* begin DATA *
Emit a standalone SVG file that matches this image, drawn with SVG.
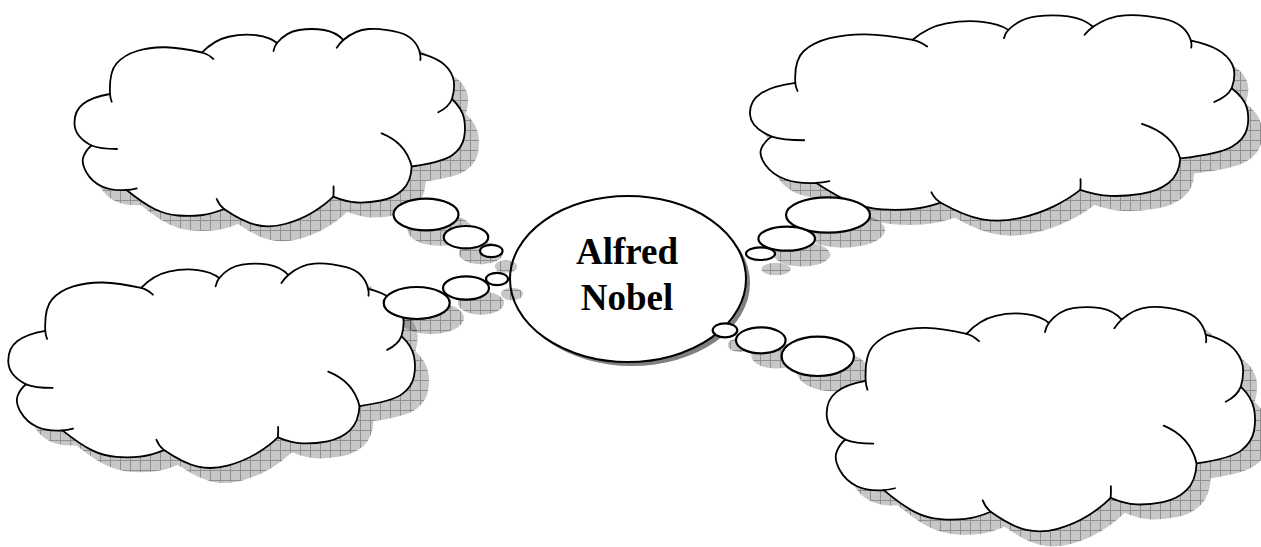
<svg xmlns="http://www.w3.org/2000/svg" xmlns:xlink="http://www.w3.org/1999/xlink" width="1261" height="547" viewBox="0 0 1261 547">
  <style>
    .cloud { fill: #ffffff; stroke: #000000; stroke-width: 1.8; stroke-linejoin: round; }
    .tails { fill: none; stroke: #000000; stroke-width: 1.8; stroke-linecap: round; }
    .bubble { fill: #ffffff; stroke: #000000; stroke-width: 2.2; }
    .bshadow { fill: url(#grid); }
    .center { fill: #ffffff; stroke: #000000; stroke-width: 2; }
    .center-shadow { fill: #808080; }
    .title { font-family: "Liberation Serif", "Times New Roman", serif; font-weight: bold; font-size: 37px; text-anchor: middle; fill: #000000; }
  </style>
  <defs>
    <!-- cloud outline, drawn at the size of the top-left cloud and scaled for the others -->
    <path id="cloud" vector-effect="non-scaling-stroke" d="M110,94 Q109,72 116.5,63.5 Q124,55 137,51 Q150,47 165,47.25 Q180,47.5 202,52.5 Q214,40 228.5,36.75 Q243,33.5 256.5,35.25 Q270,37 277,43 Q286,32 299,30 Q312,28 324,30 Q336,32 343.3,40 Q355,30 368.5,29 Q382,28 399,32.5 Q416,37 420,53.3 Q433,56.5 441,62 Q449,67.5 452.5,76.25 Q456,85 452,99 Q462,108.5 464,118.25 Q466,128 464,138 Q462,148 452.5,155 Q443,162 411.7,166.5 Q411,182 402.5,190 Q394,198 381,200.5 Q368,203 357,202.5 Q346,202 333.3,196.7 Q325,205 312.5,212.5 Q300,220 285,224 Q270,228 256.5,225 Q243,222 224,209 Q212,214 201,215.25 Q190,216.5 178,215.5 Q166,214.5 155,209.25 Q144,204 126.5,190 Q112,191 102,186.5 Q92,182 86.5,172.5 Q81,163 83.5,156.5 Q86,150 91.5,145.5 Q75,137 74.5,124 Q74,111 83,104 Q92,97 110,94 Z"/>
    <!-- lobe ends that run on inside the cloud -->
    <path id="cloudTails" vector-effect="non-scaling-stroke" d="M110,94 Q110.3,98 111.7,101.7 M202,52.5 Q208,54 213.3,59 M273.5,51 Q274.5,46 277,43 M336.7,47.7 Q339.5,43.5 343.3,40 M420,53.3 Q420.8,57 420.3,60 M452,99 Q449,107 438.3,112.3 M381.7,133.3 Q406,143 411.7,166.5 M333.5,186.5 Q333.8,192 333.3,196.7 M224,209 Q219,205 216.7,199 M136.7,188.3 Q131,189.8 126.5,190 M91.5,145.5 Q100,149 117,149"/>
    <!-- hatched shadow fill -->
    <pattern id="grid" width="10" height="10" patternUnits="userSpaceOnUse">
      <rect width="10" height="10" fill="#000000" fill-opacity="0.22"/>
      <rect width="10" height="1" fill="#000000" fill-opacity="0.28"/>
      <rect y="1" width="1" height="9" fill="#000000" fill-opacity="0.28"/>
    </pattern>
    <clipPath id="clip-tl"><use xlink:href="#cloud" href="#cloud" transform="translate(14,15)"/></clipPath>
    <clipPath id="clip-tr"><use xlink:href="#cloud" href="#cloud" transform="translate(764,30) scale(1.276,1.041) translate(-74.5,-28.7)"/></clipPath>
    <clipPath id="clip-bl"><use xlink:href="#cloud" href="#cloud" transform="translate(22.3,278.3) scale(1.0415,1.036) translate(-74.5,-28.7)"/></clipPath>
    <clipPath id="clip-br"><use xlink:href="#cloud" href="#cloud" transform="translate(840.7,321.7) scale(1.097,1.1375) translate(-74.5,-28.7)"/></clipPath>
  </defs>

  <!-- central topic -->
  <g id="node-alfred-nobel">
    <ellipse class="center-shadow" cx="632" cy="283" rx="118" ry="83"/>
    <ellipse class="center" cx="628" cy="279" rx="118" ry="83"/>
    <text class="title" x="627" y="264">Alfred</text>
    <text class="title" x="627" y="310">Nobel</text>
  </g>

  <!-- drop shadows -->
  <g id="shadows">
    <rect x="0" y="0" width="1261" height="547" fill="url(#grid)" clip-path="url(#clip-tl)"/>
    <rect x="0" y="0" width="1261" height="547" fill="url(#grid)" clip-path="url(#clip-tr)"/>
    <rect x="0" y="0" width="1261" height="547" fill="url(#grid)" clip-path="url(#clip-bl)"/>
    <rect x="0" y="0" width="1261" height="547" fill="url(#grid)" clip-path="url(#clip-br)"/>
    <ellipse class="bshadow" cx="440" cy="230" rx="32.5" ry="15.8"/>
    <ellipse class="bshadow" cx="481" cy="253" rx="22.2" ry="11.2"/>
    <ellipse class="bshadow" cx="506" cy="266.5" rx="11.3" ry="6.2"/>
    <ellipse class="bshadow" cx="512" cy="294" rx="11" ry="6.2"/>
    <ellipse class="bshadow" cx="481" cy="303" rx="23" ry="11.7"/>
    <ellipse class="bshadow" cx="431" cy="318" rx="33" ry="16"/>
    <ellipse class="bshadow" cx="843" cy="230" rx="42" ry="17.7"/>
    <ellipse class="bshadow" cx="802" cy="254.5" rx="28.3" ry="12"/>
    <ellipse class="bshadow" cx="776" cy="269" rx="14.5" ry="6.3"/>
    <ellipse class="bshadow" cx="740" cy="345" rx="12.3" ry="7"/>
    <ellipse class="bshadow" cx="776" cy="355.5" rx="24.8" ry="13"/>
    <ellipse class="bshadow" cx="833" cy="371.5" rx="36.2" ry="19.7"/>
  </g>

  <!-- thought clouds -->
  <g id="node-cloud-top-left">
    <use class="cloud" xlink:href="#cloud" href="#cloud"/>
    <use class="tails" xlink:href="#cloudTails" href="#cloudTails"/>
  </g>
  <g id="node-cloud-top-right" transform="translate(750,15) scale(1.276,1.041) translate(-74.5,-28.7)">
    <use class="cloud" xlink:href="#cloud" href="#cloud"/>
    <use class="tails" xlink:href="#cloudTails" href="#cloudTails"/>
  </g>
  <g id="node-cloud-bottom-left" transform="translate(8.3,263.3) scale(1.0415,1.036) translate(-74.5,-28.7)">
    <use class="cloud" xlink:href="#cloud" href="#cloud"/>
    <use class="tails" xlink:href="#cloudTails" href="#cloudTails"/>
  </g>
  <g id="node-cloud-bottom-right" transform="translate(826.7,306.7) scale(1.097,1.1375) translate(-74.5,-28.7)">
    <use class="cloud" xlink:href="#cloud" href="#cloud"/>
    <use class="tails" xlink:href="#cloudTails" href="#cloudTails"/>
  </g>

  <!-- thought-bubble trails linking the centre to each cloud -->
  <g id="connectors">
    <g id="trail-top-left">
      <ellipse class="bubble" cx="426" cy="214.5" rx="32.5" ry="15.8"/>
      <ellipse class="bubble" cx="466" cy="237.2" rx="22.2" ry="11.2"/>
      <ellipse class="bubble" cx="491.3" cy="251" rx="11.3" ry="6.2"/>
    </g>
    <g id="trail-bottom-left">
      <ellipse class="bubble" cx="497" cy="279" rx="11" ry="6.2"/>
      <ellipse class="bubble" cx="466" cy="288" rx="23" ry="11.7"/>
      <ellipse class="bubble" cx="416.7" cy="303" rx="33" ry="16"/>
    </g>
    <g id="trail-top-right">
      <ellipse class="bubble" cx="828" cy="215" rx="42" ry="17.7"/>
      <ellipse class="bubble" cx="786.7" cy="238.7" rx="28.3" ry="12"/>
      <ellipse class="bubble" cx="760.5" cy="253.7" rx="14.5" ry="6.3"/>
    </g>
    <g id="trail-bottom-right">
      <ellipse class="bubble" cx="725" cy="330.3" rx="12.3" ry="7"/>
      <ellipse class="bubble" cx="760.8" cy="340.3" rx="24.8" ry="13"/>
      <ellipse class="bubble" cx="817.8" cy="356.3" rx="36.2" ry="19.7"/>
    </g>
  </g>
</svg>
* end DATA *
**STATED EXERCISE**
Look through the data above. Copy every line with the string "that" in it.

**COMPLETED TASK**
Emit a standalone SVG file that matches this image, drawn with SVG.
    <!-- lobe ends that run on inside the cloud -->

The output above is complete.